• EXERCISE DIRECTIONS:
Go through the data and copy every line exactly, but not the images.

____

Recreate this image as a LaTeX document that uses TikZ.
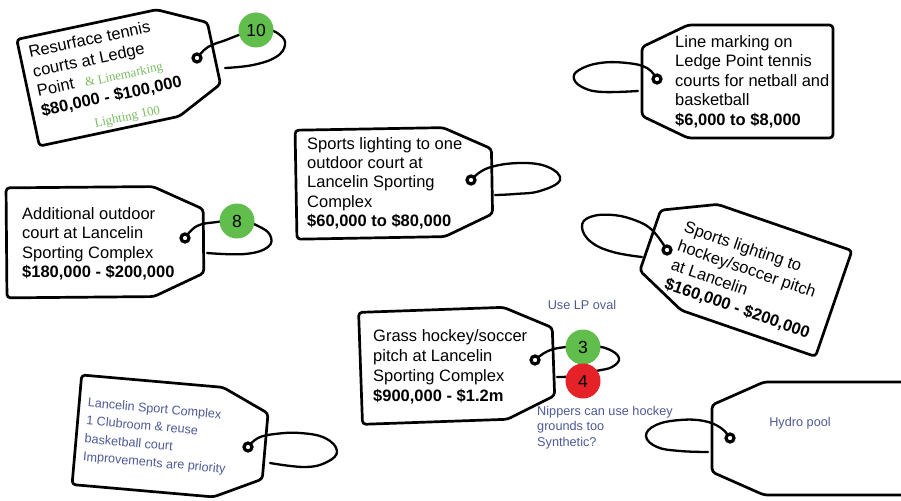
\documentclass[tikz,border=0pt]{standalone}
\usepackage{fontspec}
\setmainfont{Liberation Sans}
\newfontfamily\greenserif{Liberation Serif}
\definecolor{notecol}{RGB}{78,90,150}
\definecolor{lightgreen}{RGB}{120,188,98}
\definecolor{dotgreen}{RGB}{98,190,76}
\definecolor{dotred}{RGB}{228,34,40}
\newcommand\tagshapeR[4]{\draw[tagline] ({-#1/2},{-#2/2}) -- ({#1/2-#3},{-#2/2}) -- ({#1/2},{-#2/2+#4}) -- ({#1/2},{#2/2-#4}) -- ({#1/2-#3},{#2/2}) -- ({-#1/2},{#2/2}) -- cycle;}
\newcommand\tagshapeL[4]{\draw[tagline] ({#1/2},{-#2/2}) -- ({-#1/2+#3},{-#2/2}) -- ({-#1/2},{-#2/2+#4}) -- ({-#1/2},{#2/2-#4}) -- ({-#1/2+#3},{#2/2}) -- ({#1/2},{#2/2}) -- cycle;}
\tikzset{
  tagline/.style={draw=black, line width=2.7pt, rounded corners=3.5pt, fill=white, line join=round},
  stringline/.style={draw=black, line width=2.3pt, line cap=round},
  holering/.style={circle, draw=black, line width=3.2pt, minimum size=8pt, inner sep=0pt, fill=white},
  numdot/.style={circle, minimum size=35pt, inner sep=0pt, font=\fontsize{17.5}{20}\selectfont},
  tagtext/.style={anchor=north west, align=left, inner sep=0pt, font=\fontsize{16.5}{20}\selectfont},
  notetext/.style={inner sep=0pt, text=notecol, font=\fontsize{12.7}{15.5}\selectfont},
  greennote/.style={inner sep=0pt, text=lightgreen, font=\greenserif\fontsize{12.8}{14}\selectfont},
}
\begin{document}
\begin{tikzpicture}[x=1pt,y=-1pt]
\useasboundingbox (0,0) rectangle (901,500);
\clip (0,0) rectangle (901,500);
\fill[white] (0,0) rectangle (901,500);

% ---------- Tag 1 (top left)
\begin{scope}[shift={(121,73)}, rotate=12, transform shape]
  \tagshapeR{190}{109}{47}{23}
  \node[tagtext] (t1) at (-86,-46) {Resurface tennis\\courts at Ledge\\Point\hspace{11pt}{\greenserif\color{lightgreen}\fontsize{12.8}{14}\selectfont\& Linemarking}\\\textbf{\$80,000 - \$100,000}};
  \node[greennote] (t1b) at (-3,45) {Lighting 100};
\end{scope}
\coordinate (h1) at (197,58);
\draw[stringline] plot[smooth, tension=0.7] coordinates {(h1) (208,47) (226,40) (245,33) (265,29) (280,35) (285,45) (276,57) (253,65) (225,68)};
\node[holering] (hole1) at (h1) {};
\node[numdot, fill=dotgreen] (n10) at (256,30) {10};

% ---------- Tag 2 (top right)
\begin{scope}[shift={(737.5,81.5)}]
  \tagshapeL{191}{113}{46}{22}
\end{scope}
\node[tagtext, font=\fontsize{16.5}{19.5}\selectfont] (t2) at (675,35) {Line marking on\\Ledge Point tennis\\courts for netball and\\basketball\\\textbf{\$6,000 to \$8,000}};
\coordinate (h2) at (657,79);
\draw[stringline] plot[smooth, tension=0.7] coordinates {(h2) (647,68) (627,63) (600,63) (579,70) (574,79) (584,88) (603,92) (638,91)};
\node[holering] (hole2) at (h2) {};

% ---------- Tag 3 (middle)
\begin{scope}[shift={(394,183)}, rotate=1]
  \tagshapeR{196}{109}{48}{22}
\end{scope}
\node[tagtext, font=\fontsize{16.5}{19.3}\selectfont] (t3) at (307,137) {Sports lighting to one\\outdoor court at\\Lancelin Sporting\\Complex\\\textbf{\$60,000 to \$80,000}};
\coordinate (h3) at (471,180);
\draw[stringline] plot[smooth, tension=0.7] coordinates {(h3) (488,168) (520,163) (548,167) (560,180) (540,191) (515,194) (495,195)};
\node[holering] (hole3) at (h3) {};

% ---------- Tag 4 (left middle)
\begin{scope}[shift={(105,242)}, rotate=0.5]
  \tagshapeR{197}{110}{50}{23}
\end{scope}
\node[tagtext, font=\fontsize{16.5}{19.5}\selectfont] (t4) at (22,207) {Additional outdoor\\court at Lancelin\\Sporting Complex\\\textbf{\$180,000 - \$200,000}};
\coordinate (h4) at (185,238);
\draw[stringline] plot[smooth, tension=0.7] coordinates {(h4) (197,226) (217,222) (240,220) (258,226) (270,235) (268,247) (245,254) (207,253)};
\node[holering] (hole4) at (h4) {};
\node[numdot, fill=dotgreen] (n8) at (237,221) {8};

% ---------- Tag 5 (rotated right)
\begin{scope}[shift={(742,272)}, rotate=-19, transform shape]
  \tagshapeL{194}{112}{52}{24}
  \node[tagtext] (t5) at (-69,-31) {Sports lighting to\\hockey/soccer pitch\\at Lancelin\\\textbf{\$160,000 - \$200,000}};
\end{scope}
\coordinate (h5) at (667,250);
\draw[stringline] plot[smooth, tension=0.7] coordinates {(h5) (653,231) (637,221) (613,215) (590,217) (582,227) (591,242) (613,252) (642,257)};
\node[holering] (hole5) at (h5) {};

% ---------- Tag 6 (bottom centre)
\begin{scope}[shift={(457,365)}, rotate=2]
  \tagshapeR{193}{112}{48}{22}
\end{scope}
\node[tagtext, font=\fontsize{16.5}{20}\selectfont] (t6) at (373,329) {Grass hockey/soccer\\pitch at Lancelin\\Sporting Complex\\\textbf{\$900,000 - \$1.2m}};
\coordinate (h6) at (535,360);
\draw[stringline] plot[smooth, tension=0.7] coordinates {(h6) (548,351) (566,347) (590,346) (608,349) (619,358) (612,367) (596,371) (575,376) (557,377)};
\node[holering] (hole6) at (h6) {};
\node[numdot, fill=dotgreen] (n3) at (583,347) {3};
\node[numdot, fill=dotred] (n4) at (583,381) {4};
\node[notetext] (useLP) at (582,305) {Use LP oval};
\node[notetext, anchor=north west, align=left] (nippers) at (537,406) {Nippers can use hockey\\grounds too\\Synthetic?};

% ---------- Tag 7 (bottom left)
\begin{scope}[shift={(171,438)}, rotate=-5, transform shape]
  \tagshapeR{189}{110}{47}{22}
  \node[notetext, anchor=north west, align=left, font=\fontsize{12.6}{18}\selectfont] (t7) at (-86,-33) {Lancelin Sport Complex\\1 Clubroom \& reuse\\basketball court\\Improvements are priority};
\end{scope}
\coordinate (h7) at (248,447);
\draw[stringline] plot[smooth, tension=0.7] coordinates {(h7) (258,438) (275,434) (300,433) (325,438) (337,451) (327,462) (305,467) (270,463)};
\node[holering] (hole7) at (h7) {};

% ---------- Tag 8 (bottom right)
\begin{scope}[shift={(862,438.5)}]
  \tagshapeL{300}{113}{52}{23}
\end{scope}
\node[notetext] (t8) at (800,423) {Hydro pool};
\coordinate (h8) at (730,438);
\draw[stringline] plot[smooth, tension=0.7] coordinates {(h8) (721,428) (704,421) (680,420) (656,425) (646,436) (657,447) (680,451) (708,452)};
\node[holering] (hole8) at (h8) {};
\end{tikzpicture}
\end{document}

____

• THE RESPONSE:
Recreate this image as a LaTeX document that uses TikZ.
\documentclass[tikz,border=0pt]{standalone}
\usepackage{fontspec}
\setmainfont{Liberation Sans}
\newfontfamily\greenserif{Liberation Serif}
\definecolor{notecol}{RGB}{78,90,150}
\definecolor{lightgreen}{RGB}{120,188,98}
\definecolor{dotgreen}{RGB}{98,190,76}
\definecolor{dotred}{RGB}{228,34,40}
\newcommand\tagshapeR[4]{\draw[tagline] ({-#1/2},{-#2/2}) -- ({#1/2-#3},{-#2/2}) -- ({#1/2},{-#2/2+#4}) -- ({#1/2},{#2/2-#4}) -- ({#1/2-#3},{#2/2}) -- ({-#1/2},{#2/2}) -- cycle;}
\newcommand\tagshapeL[4]{\draw[tagline] ({#1/2},{-#2/2}) -- ({-#1/2+#3},{-#2/2}) -- ({-#1/2},{-#2/2+#4}) -- ({-#1/2},{#2/2-#4}) -- ({-#1/2+#3},{#2/2}) -- ({#1/2},{#2/2}) -- cycle;}
\tikzset{
  tagline/.style={draw=black, line width=2.7pt, rounded corners=3.5pt, fill=white, line join=round},
  stringline/.style={draw=black, line width=2.3pt, line cap=round},
  holering/.style={circle, draw=black, line width=3.2pt, minimum size=8pt, inner sep=0pt, fill=white},
  numdot/.style={circle, minimum size=35pt, inner sep=0pt, font=\fontsize{17.5}{20}\selectfont},
  tagtext/.style={anchor=north west, align=left, inner sep=0pt, font=\fontsize{16.5}{20}\selectfont},
  notetext/.style={inner sep=0pt, text=notecol, font=\fontsize{12.7}{15.5}\selectfont},
  greennote/.style={inner sep=0pt, text=lightgreen, font=\greenserif\fontsize{12.8}{14}\selectfont},
}
\begin{document}
\begin{tikzpicture}[x=1pt,y=-1pt]
\useasboundingbox (0,0) rectangle (901,500);
\clip (0,0) rectangle (901,500);
\fill[white] (0,0) rectangle (901,500);

% ---------- Tag 1 (top left)
\begin{scope}[shift={(121,73)}, rotate=12, transform shape]
  \tagshapeR{190}{109}{47}{23}
  \node[tagtext] (t1) at (-86,-46) {Resurface tennis\\courts at Ledge\\Point\hspace{11pt}{\greenserif\color{lightgreen}\fontsize{12.8}{14}\selectfont\& Linemarking}\\\textbf{\$80,000 - \$100,000}};
  \node[greennote] (t1b) at (-3,45) {Lighting 100};
\end{scope}
\coordinate (h1) at (197,58);
\draw[stringline] plot[smooth, tension=0.7] coordinates {(h1) (208,47) (226,40) (245,33) (265,29) (280,35) (285,45) (276,57) (253,65) (225,68)};
\node[holering] (hole1) at (h1) {};
\node[numdot, fill=dotgreen] (n10) at (256,30) {10};

% ---------- Tag 2 (top right)
\begin{scope}[shift={(737.5,81.5)}]
  \tagshapeL{191}{113}{46}{22}
\end{scope}
\node[tagtext, font=\fontsize{16.5}{19.5}\selectfont] (t2) at (675,35) {Line marking on\\Ledge Point tennis\\courts for netball and\\basketball\\\textbf{\$6,000 to \$8,000}};
\coordinate (h2) at (657,79);
\draw[stringline] plot[smooth, tension=0.7] coordinates {(h2) (647,68) (627,63) (600,63) (579,70) (574,79) (584,88) (603,92) (638,91)};
\node[holering] (hole2) at (h2) {};

% ---------- Tag 3 (middle)
\begin{scope}[shift={(394,183)}, rotate=1]
  \tagshapeR{196}{109}{48}{22}
\end{scope}
\node[tagtext, font=\fontsize{16.5}{19.3}\selectfont] (t3) at (307,137) {Sports lighting to one\\outdoor court at\\Lancelin Sporting\\Complex\\\textbf{\$60,000 to \$80,000}};
\coordinate (h3) at (471,180);
\draw[stringline] plot[smooth, tension=0.7] coordinates {(h3) (488,168) (520,163) (548,167) (560,180) (540,191) (515,194) (495,195)};
\node[holering] (hole3) at (h3) {};

% ---------- Tag 4 (left middle)
\begin{scope}[shift={(105,242)}, rotate=0.5]
  \tagshapeR{197}{110}{50}{23}
\end{scope}
\node[tagtext, font=\fontsize{16.5}{19.5}\selectfont] (t4) at (22,207) {Additional outdoor\\court at Lancelin\\Sporting Complex\\\textbf{\$180,000 - \$200,000}};
\coordinate (h4) at (185,238);
\draw[stringline] plot[smooth, tension=0.7] coordinates {(h4) (197,226) (217,222) (240,220) (258,226) (270,235) (268,247) (245,254) (207,253)};
\node[holering] (hole4) at (h4) {};
\node[numdot, fill=dotgreen] (n8) at (237,221) {8};

% ---------- Tag 5 (rotated right)
\begin{scope}[shift={(742,272)}, rotate=-19, transform shape]
  \tagshapeL{194}{112}{52}{24}
  \node[tagtext] (t5) at (-69,-31) {Sports lighting to\\hockey/soccer pitch\\at Lancelin\\\textbf{\$160,000 - \$200,000}};
\end{scope}
\coordinate (h5) at (667,250);
\draw[stringline] plot[smooth, tension=0.7] coordinates {(h5) (653,231) (637,221) (613,215) (590,217) (582,227) (591,242) (613,252) (642,257)};
\node[holering] (hole5) at (h5) {};

% ---------- Tag 6 (bottom centre)
\begin{scope}[shift={(457,365)}, rotate=2]
  \tagshapeR{193}{112}{48}{22}
\end{scope}
\node[tagtext, font=\fontsize{16.5}{20}\selectfont] (t6) at (373,329) {Grass hockey/soccer\\pitch at Lancelin\\Sporting Complex\\\textbf{\$900,000 - \$1.2m}};
\coordinate (h6) at (535,360);
\draw[stringline] plot[smooth, tension=0.7] coordinates {(h6) (548,351) (566,347) (590,346) (608,349) (619,358) (612,367) (596,371) (575,376) (557,377)};
\node[holering] (hole6) at (h6) {};
\node[numdot, fill=dotgreen] (n3) at (583,347) {3};
\node[numdot, fill=dotred] (n4) at (583,381) {4};
\node[notetext] (useLP) at (582,305) {Use LP oval};
\node[notetext, anchor=north west, align=left] (nippers) at (537,406) {Nippers can use hockey\\grounds too\\Synthetic?};

% ---------- Tag 7 (bottom left)
\begin{scope}[shift={(171,438)}, rotate=-5, transform shape]
  \tagshapeR{189}{110}{47}{22}
  \node[notetext, anchor=north west, align=left, font=\fontsize{12.6}{18}\selectfont] (t7) at (-86,-33) {Lancelin Sport Complex\\1 Clubroom \& reuse\\basketball court\\Improvements are priority};
\end{scope}
\coordinate (h7) at (248,447);
\draw[stringline] plot[smooth, tension=0.7] coordinates {(h7) (258,438) (275,434) (300,433) (325,438) (337,451) (327,462) (305,467) (270,463)};
\node[holering] (hole7) at (h7) {};

% ---------- Tag 8 (bottom right)
\begin{scope}[shift={(862,438.5)}]
  \tagshapeL{300}{113}{52}{23}
\end{scope}
\node[notetext] (t8) at (800,423) {Hydro pool};
\coordinate (h8) at (730,438);
\draw[stringline] plot[smooth, tension=0.7] coordinates {(h8) (721,428) (704,421) (680,420) (656,425) (646,436) (657,447) (680,451) (708,452)};
\node[holering] (hole8) at (h8) {};
\end{tikzpicture}
\end{document}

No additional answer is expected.